As «imagens-entretenimento» do passado (Debord, 2003; Lipovetsky, 2019), persistem até aos nossos dias, revestidas sob a capa de versões “atualizadas”, como se fosse possível a existência de «fascismos light» ou «low profile» ou a coabitação com as sociais-democracias progressistas (Goes, 2020a). As versões «light» e «low profile» da imagem política e da prática discursiva, nas novas ditaduras do entretenimento, têm como objetivo perpetuar as lideranças em cadência e assegurar a manutenção da hegemonia do poder (Goes, 2020b). «Se non è vero, è ben trovato!»

Referências:

Baéz, F. (2004). História universal da destruição de livros. Rio de Janeiro: Ediouroi.

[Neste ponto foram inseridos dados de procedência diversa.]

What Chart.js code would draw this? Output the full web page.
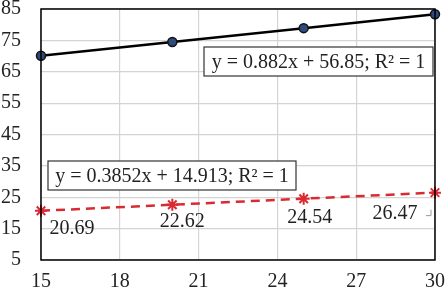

Debord, G. (2003). A sociedade do espetáculo. Projeto Periferia. http://www.ebooksbrasil.org/adobeebook/socespetaculo.pdf

Goes, D. (2020ª, agosto 17). A fenomenologia dos populismos totalitários do século XXI e o discurso da crise das democracias liberais. A Pátria – Jornal da Comunidade Científica de Língua Portuguesa. Funchal: Ponte Editora. https://apatria.org/politica/a-fenomenologia-dos-populismos-totalitarios-do-seculo-xxi-e-o-discurso-da-crise-das-democracias-liberais/

Goes, D. (2020b, agosto 12). “Ceci n’est pas”… Democracia: é um simulacro. Jornal Económico. https://jornaleconomico.pt/noticias/ceci-nest-pas-democracia-e-um-simulacro-623056

Goés, J. C. (2020, agosto 20). A colonialidade fascistoide. A Pátria – Jornal da Comunidade Científica de Língua Portuguesa. Funchal: Ponte Editora. https://apatria.org/sociedade/a-colonialidade-fascistoide/

Gonçalves, T. (2010). A representação do louco e da loucura nas imagens de quatro fotógrafos brasileiros do século XX: Alice Brill, Leonid Streliaev, Cláudio Edinger, Claudia Martins. Campinas: Universidsade Estadual de Campinas.

Lipovetsky, G. (2019). Agradar e tocar: Ensaio sobre a sociedade da sedução. Lisboa: Edições 70.

Rosas, F. (2019). Salazar e os Fascismos. Lisboa: Tinta da China Edições.

Weber, M. (2015). A ética protestante e o espírito do capitalismo. Lisboa: Editorial Presença.